(Problem requirements): Starting at the first line of the listing below, repeat each line up to and including the one containing "from matplotlib.ticker import MultipleLocator". Leave out pictures.

==== Data excerpt ====

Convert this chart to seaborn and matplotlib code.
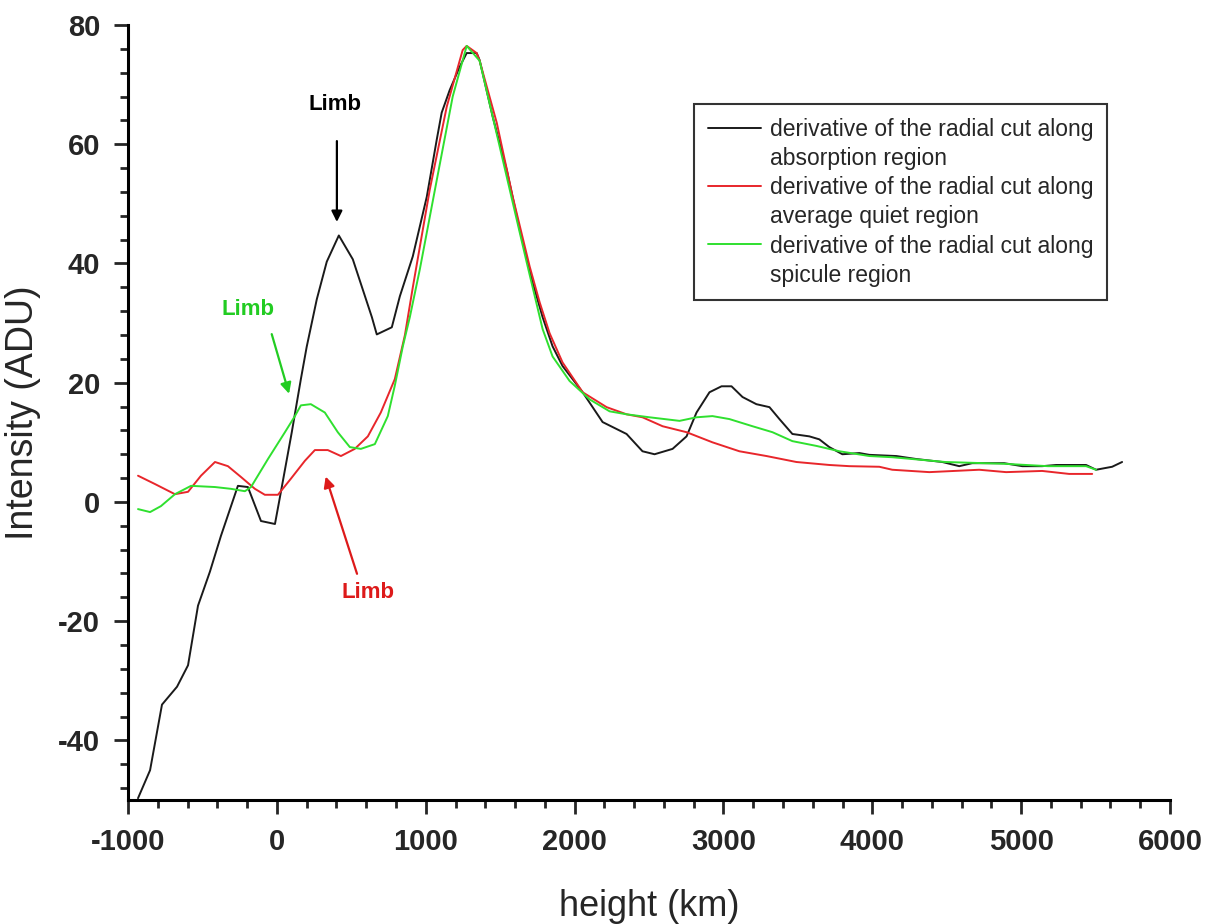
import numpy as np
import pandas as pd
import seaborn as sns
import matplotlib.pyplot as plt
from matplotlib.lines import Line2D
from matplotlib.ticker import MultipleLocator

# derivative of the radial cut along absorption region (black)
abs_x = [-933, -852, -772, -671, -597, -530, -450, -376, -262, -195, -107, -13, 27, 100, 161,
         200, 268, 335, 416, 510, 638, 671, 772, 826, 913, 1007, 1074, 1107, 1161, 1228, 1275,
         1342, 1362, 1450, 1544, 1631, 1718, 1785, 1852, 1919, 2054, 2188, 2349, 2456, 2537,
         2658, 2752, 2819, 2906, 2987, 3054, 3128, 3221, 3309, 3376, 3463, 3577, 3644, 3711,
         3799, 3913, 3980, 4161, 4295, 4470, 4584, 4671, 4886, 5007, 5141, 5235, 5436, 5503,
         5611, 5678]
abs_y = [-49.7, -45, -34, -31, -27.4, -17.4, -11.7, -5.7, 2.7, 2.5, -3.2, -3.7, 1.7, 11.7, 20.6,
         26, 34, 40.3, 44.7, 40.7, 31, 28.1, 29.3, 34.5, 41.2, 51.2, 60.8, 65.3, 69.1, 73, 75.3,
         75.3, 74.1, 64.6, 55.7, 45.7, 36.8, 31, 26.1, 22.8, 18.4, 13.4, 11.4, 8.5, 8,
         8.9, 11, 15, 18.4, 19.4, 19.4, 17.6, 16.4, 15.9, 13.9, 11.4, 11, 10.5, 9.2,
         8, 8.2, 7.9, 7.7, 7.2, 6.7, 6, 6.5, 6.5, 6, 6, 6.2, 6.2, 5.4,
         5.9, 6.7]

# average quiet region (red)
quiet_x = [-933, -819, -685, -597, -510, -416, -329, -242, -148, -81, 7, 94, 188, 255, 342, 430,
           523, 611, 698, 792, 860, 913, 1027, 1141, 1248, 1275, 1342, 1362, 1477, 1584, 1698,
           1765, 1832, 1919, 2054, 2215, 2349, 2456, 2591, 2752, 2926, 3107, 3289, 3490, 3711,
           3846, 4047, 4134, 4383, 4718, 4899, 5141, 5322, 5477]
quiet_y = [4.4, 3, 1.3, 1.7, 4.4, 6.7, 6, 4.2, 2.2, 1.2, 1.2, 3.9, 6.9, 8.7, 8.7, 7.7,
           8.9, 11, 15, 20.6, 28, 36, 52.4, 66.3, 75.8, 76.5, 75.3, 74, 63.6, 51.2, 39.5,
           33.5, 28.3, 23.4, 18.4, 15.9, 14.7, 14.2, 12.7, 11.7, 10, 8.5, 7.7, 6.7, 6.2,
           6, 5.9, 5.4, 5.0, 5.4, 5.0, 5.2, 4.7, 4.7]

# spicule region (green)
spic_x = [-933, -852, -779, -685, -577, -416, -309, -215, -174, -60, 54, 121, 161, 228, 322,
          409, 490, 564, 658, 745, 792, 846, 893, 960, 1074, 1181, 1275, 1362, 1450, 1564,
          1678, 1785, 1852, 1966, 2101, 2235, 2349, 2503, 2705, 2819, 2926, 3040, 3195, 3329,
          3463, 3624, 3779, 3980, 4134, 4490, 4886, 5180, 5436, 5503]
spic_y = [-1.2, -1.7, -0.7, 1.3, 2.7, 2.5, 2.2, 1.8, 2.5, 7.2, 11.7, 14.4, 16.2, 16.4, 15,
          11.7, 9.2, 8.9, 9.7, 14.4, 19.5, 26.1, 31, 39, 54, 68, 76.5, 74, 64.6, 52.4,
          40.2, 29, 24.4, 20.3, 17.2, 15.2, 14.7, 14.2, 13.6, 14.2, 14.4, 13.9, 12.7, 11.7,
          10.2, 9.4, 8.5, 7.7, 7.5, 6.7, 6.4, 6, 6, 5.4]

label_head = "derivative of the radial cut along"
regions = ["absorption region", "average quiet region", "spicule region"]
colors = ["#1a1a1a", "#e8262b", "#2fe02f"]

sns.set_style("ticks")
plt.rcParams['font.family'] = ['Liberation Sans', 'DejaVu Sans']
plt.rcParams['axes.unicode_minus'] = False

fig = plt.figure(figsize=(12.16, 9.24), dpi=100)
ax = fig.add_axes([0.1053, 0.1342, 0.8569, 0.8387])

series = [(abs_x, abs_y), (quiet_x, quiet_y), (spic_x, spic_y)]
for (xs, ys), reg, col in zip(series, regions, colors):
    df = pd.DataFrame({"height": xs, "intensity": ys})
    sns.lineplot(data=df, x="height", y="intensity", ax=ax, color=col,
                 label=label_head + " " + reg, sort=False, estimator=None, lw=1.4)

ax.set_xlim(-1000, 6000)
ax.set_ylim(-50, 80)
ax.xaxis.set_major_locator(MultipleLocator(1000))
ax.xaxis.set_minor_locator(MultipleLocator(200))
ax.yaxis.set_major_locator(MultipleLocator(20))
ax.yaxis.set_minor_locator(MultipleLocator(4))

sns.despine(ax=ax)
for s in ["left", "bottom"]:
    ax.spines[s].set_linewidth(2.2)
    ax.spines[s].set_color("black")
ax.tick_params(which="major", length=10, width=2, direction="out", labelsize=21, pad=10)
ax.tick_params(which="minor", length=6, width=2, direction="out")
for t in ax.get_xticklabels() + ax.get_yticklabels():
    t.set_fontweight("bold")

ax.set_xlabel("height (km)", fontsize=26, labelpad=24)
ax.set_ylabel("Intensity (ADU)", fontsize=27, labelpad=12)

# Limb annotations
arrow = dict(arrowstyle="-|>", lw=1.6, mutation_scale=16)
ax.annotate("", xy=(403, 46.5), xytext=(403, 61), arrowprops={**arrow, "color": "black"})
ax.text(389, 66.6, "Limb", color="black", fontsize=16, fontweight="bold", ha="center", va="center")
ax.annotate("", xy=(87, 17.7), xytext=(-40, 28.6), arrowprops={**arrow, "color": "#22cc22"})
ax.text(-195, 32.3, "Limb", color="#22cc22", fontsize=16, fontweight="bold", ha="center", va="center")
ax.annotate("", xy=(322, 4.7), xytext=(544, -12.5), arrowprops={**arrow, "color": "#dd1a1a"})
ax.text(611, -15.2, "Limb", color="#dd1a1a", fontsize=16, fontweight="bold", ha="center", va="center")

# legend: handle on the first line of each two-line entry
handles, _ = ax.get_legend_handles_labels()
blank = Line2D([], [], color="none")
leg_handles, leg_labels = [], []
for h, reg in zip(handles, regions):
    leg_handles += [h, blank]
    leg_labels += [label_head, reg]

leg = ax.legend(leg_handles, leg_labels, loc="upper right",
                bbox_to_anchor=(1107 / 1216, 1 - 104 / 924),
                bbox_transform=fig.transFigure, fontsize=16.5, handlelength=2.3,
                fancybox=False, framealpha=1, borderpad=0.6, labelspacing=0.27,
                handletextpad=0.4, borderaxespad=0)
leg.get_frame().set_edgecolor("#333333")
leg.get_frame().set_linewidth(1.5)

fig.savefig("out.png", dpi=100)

====

(Answer to the exercise):
Convert this chart to seaborn and matplotlib code.
import numpy as np
import pandas as pd
import seaborn as sns
import matplotlib.pyplot as plt
from matplotlib.lines import Line2D
from matplotlib.ticker import MultipleLocator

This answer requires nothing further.